Moscow's ambassador to the United States, Anatoly Antonov warned that such actions would not be left without consequences.
The Kremlin said in a statement that it wants to discuss "the aggressive actions of the US and its allies" at the UN Security Council, of which it is a permanent member.
The Russian military said Saturday that Western allies fired 103 cruise missiles, including Tomahawk missiles, at Syria but that Syrian air defence systems managed to intercept 71 of them.
Turkey was one of the first countries to approve of the Western strikes. Its foreign ministry said the reaction was an "appropriate response" in retaliation for a alleged chemical attack that left dozens dead on 7 April.
"We welcome this operation which has eased humanity's conscience in the face of the attack in Douma, largely suspected to have been carried out by the regime," the ministry said in a statement.
Turkey is a vocal critic of Assad's regime in Damascus and backed rebel forces but in recent months it has closely worked with Russia for a political solution in Syria even though Moscow remains Assad's chief ally.
European Council president Donald Tusk issued a statement saying the EU 'will stand with our allies' over Syria strikes, while Canada also issued a statement saying it supported the US decision to launch strikes.
British Prime Minister Theresa May said the operation was a "limited and targeted strike" but there was immediate criticism from opposition MPs who said May should have consulted parliament before joining US-led action in Syria.

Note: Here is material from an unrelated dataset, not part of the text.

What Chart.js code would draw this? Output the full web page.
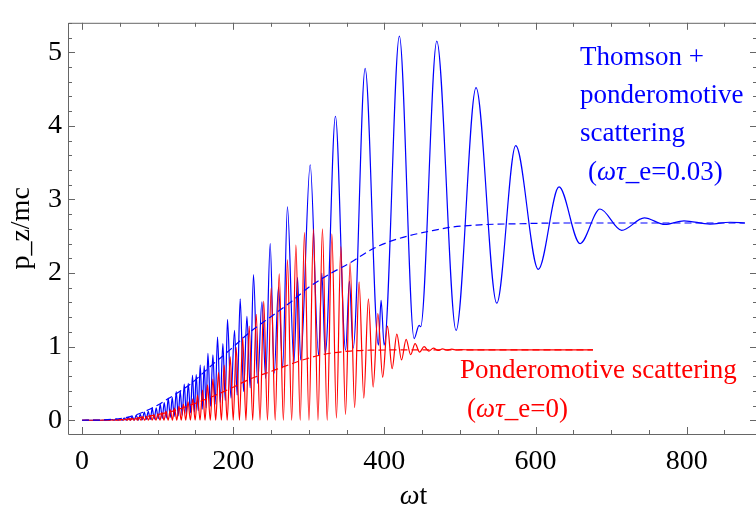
<!DOCTYPE html>
<html>
<head>
<meta charset="utf-8">
<script src="https://cdn.jsdelivr.net/npm/chart.js@4.4.1/dist/chart.umd.min.js"></script>
<style>
  html, body { margin: 0; padding: 0; background: #fff; overflow: hidden; }
  canvas { display: block; }
</style>
</head>
<body>
<canvas id="plot" width="758" height="518"></canvas>
<script>
// axis ticks
const xTicks = [0, 200, 400, 600, 800];
const yTicks = [0, 1, 2, 3, 4, 5];

// red curve (ponderomotive only) : peaks and troughs, [ωt, p_z/mc]
const redPeaks = [
  [29.5,0.003],[34.1,0.004],[38.7,0.005],[43.4,0.007],[48.0,0.009],[52.6,0.012],[57.3,0.015],[61.9,0.019],
  [66.5,0.024],[71.1,0.03],[75.8,0.036],[80.5,0.043],[85.4,0.052],[90.3,0.062],[95.3,0.074],[100.5,0.088],
  [105.8,0.104],[111.2,0.122],[116.8,0.142],[122.4,0.165],[128.3,0.19],[134.2,0.218],[140.3,0.25],[146.5,0.29],
  [152.8,0.34],[159.5,0.41],[166.1,0.48],[173.2,0.56],[180.6,0.65],[188.1,0.75],[196.1,0.86],[204.0,0.99],
  [212.6,1.13],[221.2,1.28],[230.5,1.44],[240.4,1.62],[250.3,1.80],[260.9,1.99],[271.8,2.18],[283.0,2.38],
  [294.3,2.55],[306.2,2.60],[318.1,2.60],[330.6,2.53],[342.5,2.36],[354.7,2.14],[366.6,1.88],[378.9,1.65],
  [391.4,1.45],[404.1,1.28],[416.5,1.17],[428.8,1.10],[440.7,1.04],[452.6,1.00],[464.9,0.98],[477.0,0.97],
  [489.2,0.965],[501.5,0.96]
];
const redTroughs = [
  [0,0],[25,0],[31.8,0],[36.4,0],[41.0,0],[45.7,0],[50.3,0],[55.0,0],[59.6,0],[64.2,0],[68.8,0],[73.5,0],
  [78.2,0],[83.0,0],[87.9,0],[92.8,0],[97.9,0],[103.2,0],[108.5,0],[114.0,0],[119.6,0],[125.4,0],[131.3,0],
  [137.3,0],[143.4,0],[149.7,0],[156.2,0],[162.8,0],[169.7,0],[176.9,0],[184.4,0],[192.1,0],[200.1,0],
  [208.3,0],[216.9,0],[225.9,0],[235.5,0],[245.4,0],[255.6,0],[266.4,0],[277.4,0],[288.7,0],[300.3,0],
  [312.2,0],[324.4,0],[336.6,0.03],[348.6,0.08],[360.7,0.17],[372.8,0.30],[385.2,0.45],[397.8,0.585],
  [410.3,0.70],[422.7,0.82],[434.8,0.89],[446.7,0.925],[458.8,0.94],[471.0,0.948],[483.1,0.952],[495.4,0.954]
];
const redTail = [[513,0.955],[676,0.955]];
const redMean = [
  [0,0],[24.3,0.003],[63.9,0.02],[90.3,0.06],[116.8,0.115],[143.2,0.205],[169.7,0.31],[196.1,0.43],
  [222.5,0.56],[249.0,0.66],[275.4,0.76],[301.9,0.85],[328.3,0.91],[354.7,0.94],[381.2,0.952],[420.9,0.955],[676,0.955]
];

// blue curve (Thomson + ponderomotive), big and small peaks, then damped tail
const bluePeaks = [
  [40.1,0.01],[45.4,0.015],[50.6,0.02],[55.9,0.03],[61.2,0.04],[66.5,0.05],[71.8,0.07],[77.1,0.08],
  [82.4,0.11],[87.7,0.12],[92.9,0.16],[98.2,0.17],[103.5,0.22],[108.8,0.24],[114.1,0.30],[119.4,0.31],
  [124.7,0.39],[130.0,0.40],[135.3,0.49],[140.6,0.50],[146.2,0.61],[151.1,0.62],[156.4,0.75],[161.7,0.74],
  [166.6,0.91],[173.2,0.89],[179.3,1.13],[186.4,1.04],[192.5,1.37],[201.8,1.22],[209.3,1.65],[218.2,1.41],
  [226.9,1.98],[238.0,1.61],[249.0,2.40],[260.0,1.81],[271.8,2.90],[285.1,1.94],[301.9,3.47],[317.3,2.00],
  [335.3,4.13],[353.8,1.89],[374.6,4.78],[395.7,1.63],[419.9,5.22],[446.0,1.29],[469.4,5.15],[521.3,4.52],
  [573.8,3.73],[631.1,3.17],[685.3,2.87],[743.9,2.75],[796.4,2.71],[857.2,2.69],[877,2.68]
];
const blueTroughs = [
  [0,0],[35,0],[42.7,0],[48.0,0],[53.3,0],[58.6,0],[63.9,0],[69.2,0],[74.4,0],[79.7,0.005],[85.0,0.01],
  [90.3,0.01],[95.6,0.015],[100.9,0.02],[106.2,0.025],[111.5,0.03],[116.8,0.04],[122.0,0.05],[127.3,0.06],
  [132.6,0.07],[137.9,0.085],[143.5,0.10],[148.7,0.11],[153.8,0.13],[159.1,0.15],[164.2,0.17],[169.9,0.19],
  [176.2,0.22],[182.9,0.24],[189.5,0.27],[197.1,0.30],[205.3,0.34],[213.8,0.39],[222.5,0.44],[232.4,0.50],
  [243.0,0.57],[254.3,0.64],[265.5,0.71],[280.4,0.78],[289.3,0.82],[313.1,0.88],[321.8,0.90],[348.8,0.95],
  [358.7,0.98],[392.2,1.02],[399.7,1.02],[439.4,1.11],[448.0,1.27],[494.9,1.22],[548.7,1.59],[603.7,2.05],
  [658.9,2.40],[714.0,2.58],[771.2,2.66],[830.8,2.665]
];
const blueMean = [
  [0,0],[24.3,0.003],[63.9,0.05],[90.3,0.153],[116.8,0.31],[143.2,0.49],[169.7,0.73],[196.1,0.96],
  [222.5,1.20],[249.0,1.40],[275.4,1.60],[301.9,1.82],[328.3,1.99],[354.7,2.14],[381.2,2.31],[407.6,2.43],
  [434.1,2.51],[460.5,2.57],[487.0,2.62],[526.6,2.655],[579.5,2.67],[632.4,2.68],[877,2.68]
];

function merge(...lists) {
  return lists.flat().sort((a, b) => a[0] - b[0]).map(([x, y]) => ({ x, y }));
}

const BLUE = '#0000ff';
const RED = '#ff0000';
const SERIF = "'Liberation Serif', 'DejaVu Serif', serif";

// draw a line of text where some pieces are italic
function richText(ctx, x, y, parts, color, size) {
  ctx.fillStyle = color;
  ctx.textBaseline = 'alphabetic';
  ctx.textAlign = 'left';
  parts.forEach(([t, it]) => {
    ctx.font = (it ? 'italic ' : '') + size + 'px ' + SERIF;
    ctx.fillText(t, x, y);
    x += ctx.measureText(t).width;
  });
}
function richWidth(ctx, parts, size) {
  let w = 0;
  parts.forEach(([t, it]) => {
    ctx.font = (it ? 'italic ' : '') + size + 'px ' + SERIF;
    w += ctx.measureText(t).width;
  });
  return w;
}

// frame with inward ticks on all four sides, plus labels
const framePlugin = {
  id: 'frame',
  afterDraw(chart) {
    const { ctx, chartArea: a, scales } = chart;
    const xs = scales.x, ys = scales.y;
    ctx.save();
    ctx.strokeStyle = '#666';
    ctx.lineWidth = 1;
    ctx.beginPath();
    ctx.rect(a.left + 0.5, a.top + 0.5, a.right - a.left, a.bottom - a.top);
    ctx.stroke();
    ctx.beginPath();
    for (let v = 0; v <= 850; v += 50) {
      const px = Math.round(xs.getPixelForValue(v)) + 0.5;
      const len = v % 200 === 0 ? 7 : 4;
      ctx.moveTo(px, a.bottom); ctx.lineTo(px, a.bottom - len);
      ctx.moveTo(px, a.top); ctx.lineTo(px, a.top + len);
    }
    for (let i = 0; i <= 27; i++) {
      const v = i * 0.2;
      const py = Math.round(ys.getPixelForValue(v)) + 0.5;
      const len = i % 5 === 0 ? 7 : 4;
      ctx.moveTo(a.left, py); ctx.lineTo(a.left + len, py);
      ctx.moveTo(a.right, py); ctx.lineTo(a.right - len, py);
    }
    ctx.stroke();

    // x axis title
    const xt = [['ω', true], ['t', false]];
    richText(ctx, (a.left + 755) / 2 - richWidth(ctx, xt, 28) / 2 + 2, 504, xt, '#000', 28);

    // annotations
    richText(ctx, 580, 65, [['Thomson +', false]], BLUE, 27);
    richText(ctx, 580, 103, [['ponderomotive', false]], BLUE, 27);
    richText(ctx, 580, 141, [['scattering', false]], BLUE, 27);
    richText(ctx, 588, 180, [['(', false], ['ωτ', true], ['_e=0.03)', false]], BLUE, 27);
    richText(ctx, 460, 378, [['Ponderomotive scattering', false]], RED, 27);
    richText(ctx, 467, 417, [['(', false], ['ωτ', true], ['_e=0)', false]], RED, 27);
    ctx.restore();
  }
};

const lineStyle = {
  pointRadius: 0,
  borderWidth: 1.2,
  fill: false,
  tension: 0.4,
  cubicInterpolationMode: 'monotone'
};

new Chart(document.getElementById('plot'), {
  type: 'line',
  data: {
    datasets: [
      { ...lineStyle, label: 'blue mean', data: merge(blueMean), borderColor: BLUE, borderDash: [7, 4] },
      { ...lineStyle, label: 'red mean', data: merge(redMean), borderColor: RED, borderDash: [7, 4] },
      { ...lineStyle, label: 'ponderomotive', data: merge(redPeaks, redTroughs, redTail), borderColor: RED },
      { ...lineStyle, label: 'thomson', data: merge(bluePeaks, blueTroughs), borderColor: BLUE }
    ]
  },
  options: {
    responsive: false,
    animation: false,
    devicePixelRatio: 1,
    layout: { padding: { top: 7, right: 1, left: 0, bottom: 0 } },
    plugins: { legend: { display: false }, tooltip: { enabled: false } },
    scales: {
      x: {
        type: 'linear',
        min: -18.5,
        max: 893,
        afterBuildTicks: s => { s.ticks = xTicks.map(v => ({ value: v })); },
        afterFit: s => { s.height = 84; },
        grid: { display: false, drawTicks: false },
        border: { display: false },
        ticks: {
          color: '#000',
          font: { family: SERIF, size: 28 },
          padding: 11,
          maxRotation: 0,
          autoSkip: false
        }
      },
      y: {
        type: 'linear',
        min: -0.187,
        max: 5.4,
        afterBuildTicks: s => { s.ticks = yTicks.map(v => ({ value: v })); },
        afterFit: s => { s.width = 68; },
        grid: { display: false, drawTicks: false },
        border: { display: false },
        ticks: {
          color: '#000',
          font: { family: SERIF, size: 28 },
          padding: 6
        },
        title: {
          display: true,
          text: 'p_z/mc',
          color: '#000',
          font: { family: SERIF, size: 28 },
          padding: { top: 5, bottom: 0 }
        }
      }
    }
  },
  plugins: [framePlugin]
});
</script>
</body>
</html>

Scottish First Minister Nicola Sturgeon said the strikes risked "dangerous escalation".
Vince Cable, leader of the Liberal Democrats, said: "Riding the coattails of an erratic US president is no substitute for a mandate from the House of Commons".
Other leaders have strongly condemned the Western intervention.
Israel declared that the strikes were an "important signal to the axis of evil - Iran, Syria and [Lebanese Shia-Muslim movement] Hezbollah".
“The use of chemical weapons crosses a red line that humanity can no longer tolerate,” Yoav Gallant, a member of Prime Minister Benjamin Netanyahu’s security cabinet, said on Twitter.
Officials said Israel was notified the attacks would take place several hours beforehand.
Iran's supreme leader Ayatollah Ali Khamenei condemned the strikes and warned of regional consequences.
"The attack this morning against Syria is a crime," Khamenei said in remarks published on his Telegram channel. "The American president, the French president and the British prime minister are criminals."
"The United States and its allies have no proof and, without even waiting for the Organisation for the Prohibition of Chemical Weapons to take a position, have carried out this military attack," an Iranian foreign ministry statement said.
Alongside Russia, Iran is Assad's key ally, providing military advisors and "volunteer" ground forces.
Lebanese movement Hezbollah, an ally of the Syrian regime, sharply condemned the strikes, saying they would not achieve their objectives.
"America's war against Syria, and against the region's peoples and resistance movement, will not achieve its aims," the group said in a statement published on its War Media Channel.